Nicastrin functions as a molecular gatekeeper to a high-affinity γ-secretase-substrate interaction driven by substrate transmembrane domain

γ-secretase is an intramembrane-cleaving protease (I-CLiP) that processes many type-I integral membrane proteins within the lipid bilayer, an event preceded by shedding of most of the substrate's ectodomain by α- or β-secretases. The mechanism by which γ-secretase selectively recognizes and recruits ectodomain-shed substrates for catalysis remains unclear. Understanding this mechanism is important to Alzheimer's research, as γ-secretase produces amyloid β-peptide critical to pathogenesis. Variations of recombinant substrates were used in purified γ-secretase assays. Most substrates were based on the Notch1 receptor, which was expressed and purified with different permutations from E. coli. Assays were run under detergent-solubilized conditions or with enzyme reconstituted into proteoliposomes. Proteolytic products were detected and quantified by western blot analysis and fluorescence scanning. Co-immunoprecipitations were employed to measure substrate binding to the protease complex. Nicastrin ectodomain was expressed in HEK293 cells as an Fc-fusion protein.
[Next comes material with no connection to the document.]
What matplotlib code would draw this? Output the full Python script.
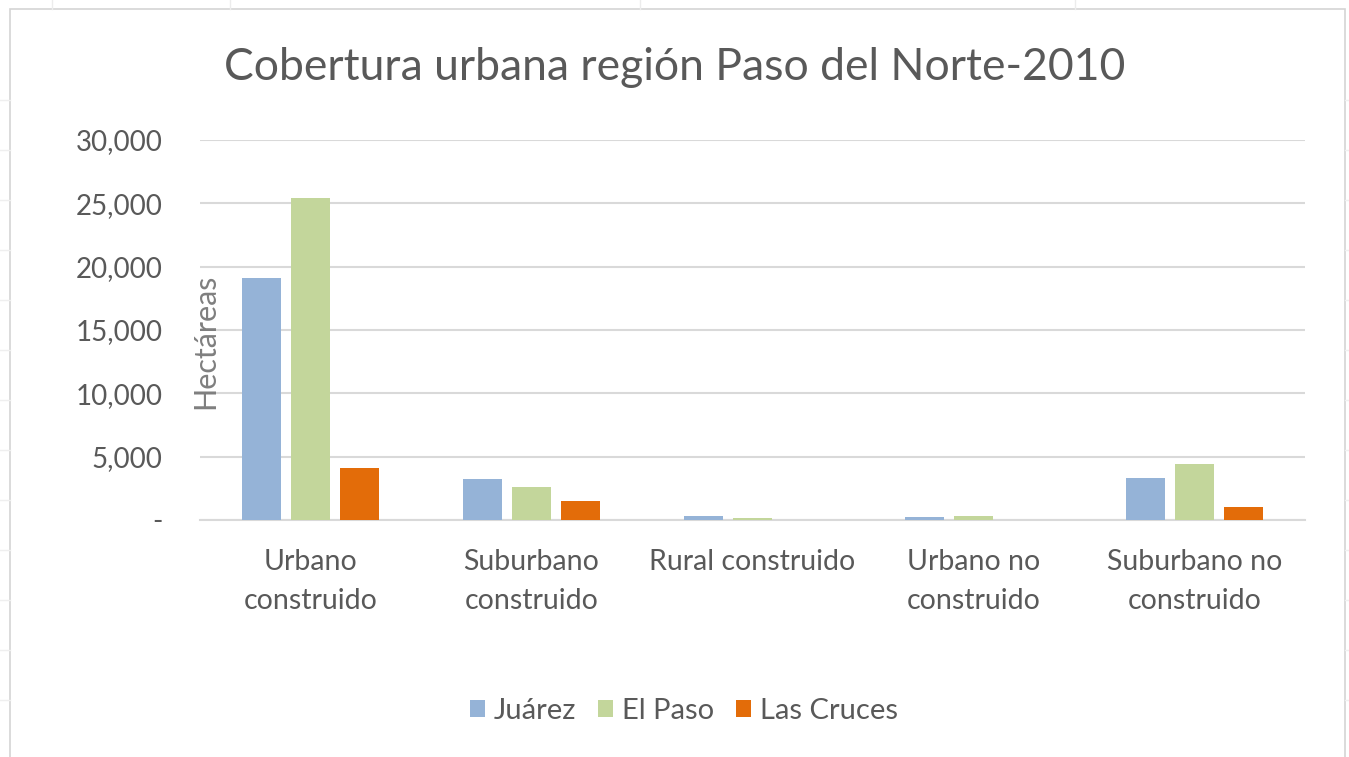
import matplotlib.pyplot as plt
import numpy as np
from matplotlib.ticker import FuncFormatter
from matplotlib.patches import Rectangle

plt.rcParams['font.family'] = ['Lato', 'DejaVu Sans']

categorias = ['Urbano\nconstruido', 'Suburbano\nconstruido', 'Rural construido',
              'Urbano no\nconstruido', 'Suburbano no\nconstruido']
series = ['Juárez', 'El Paso', 'Las Cruces']
juarez = [19100, 3250, 300, 200, 3350]
el_paso = [25400, 2600, 120, 280, 4400]
las_cruces = [4100, 1500, 0, 0, 1030]
colores = ['#95B3D7', '#C3D69B', '#E36C09']

gris = '#595959'

fig = plt.figure(figsize=(13.49, 7.57), dpi=100)
fig.patch.set_facecolor('white')

# marco del grafico y lineas de celdas de la hoja
fig.add_artist(Rectangle((10 / 1349, -0.01), 1335 / 1349, 1 - 9 / 757 + 0.01,
                         transform=fig.transFigure, fill=False,
                         edgecolor='#d4d4d4', lw=1.2))
for xc in [52, 230, 640, 1075]:
    fig.add_artist(plt.Line2D([xc / 1349] * 2, [1 - 9 / 757, 1], color='#ececec', lw=1,
                              transform=fig.transFigure))
for yc in [100, 150, 200, 250, 300, 350, 400, 450, 500, 550, 600, 650, 700]:
    fig.add_artist(plt.Line2D([0, 10 / 1349], [1 - yc / 757] * 2, color='#efefef', lw=1,
                              transform=fig.transFigure))
    fig.add_artist(plt.Line2D([1345 / 1349, 1], [1 - yc / 757] * 2, color='#efefef', lw=1,
                              transform=fig.transFigure))

ax = fig.add_axes([200 / 1349, 237 / 757, 1105 / 1349, 380 / 757])

x = np.arange(len(categorias))
ancho = 0.176
desp = 0.22
for i, (nombre, vals) in enumerate(zip(series, [juarez, el_paso, las_cruces])):
    ax.bar(x + (i - 1) * desp, vals, width=ancho, color=colores[i], label=nombre, zorder=3)

ax.set_xlim(-0.5, len(categorias) - 0.5)
ax.set_ylim(0, 30000)
ax.set_yticks(np.arange(0, 30001, 5000))
ax.yaxis.set_major_formatter(FuncFormatter(lambda v, p: '-' if v == 0 else f'{int(v):,}'))
ax.grid(axis='y', color='#d9d9d9', lw=1.5, zorder=0)
ax.set_axisbelow(True)

for s in ['top', 'right', 'left']:
    ax.spines[s].set_visible(False)
ax.spines['bottom'].set_color('#d9d9d9')
ax.spines['bottom'].set_linewidth(1.5)

ax.set_xticks(x)
ax.set_xticklabels(categorias, fontsize=20.5, color=gris, linespacing=1.6)
ax.tick_params(axis='x', length=0, pad=21)
ax.tick_params(axis='y', length=0, pad=27, labelsize=20, labelcolor=gris)

ax.text(0.005, 0.47, 'Hectáreas', transform=ax.transAxes, rotation=90,
        ha='center', va='center', fontsize=22, color='#7f7f7f')

fig.text(0.5, 1 - 68 / 757, 'Cobertura urbana región Paso del Norte-2010',
         ha='center', va='center', fontsize=32, color=gris)

fig.legend(loc='center', bbox_to_anchor=(0.507, 1 - 711 / 757), ncol=3, frameon=False,
           fontsize=21, labelcolor=gris, handlelength=0.52, handleheight=0.52,
           handletextpad=0.3, columnspacing=0.75)

fig.savefig('out.png', dpi=100, facecolor='white')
The γ-secretase complex and the nicastrin ectodomain were separately subjected to disulfide reduction prior to analysis of substrate processing, as well as for nicastrin stability by limited proteolytic digestion and circular dichroism. The Notch1 neo-ectodomain was completely dispensable for substrate processing by γ-secretase. A substrate composed mostly of the transmembrane domain was effectively cleaved by the protease complex and displayed a low Km (<100 nM). Importantly, this high-affinity interaction between γ-secretase and substrate prevailed in proteoliposomes. Co-immunoprecipitation revealed that poorly cleaved substrates with extended ectodomains bound very weakly to the γ-secretase complex. However, reduction of nicastrin disulfide bonds allowed for better processing by the protease complex. Such reduction disrupted the normal fold of nicastrin, both alone as a recombinant protein or assembled into the γ-secretase complex. Substrate binding to γ-secretase is driven by a high-affinity interaction derived from substrate transmembrane domain, a mechanism in stark contrast to rhomboid—another family of I-CLiPs. Disruption of the nicastrin fold allows for more efficient cleavage of substrates retaining longer ectodomains, suggesting that nicastrin actively excludes larger substrates through steric hindrance, thus serving as a gatekeeper for substrate binding and catalysis.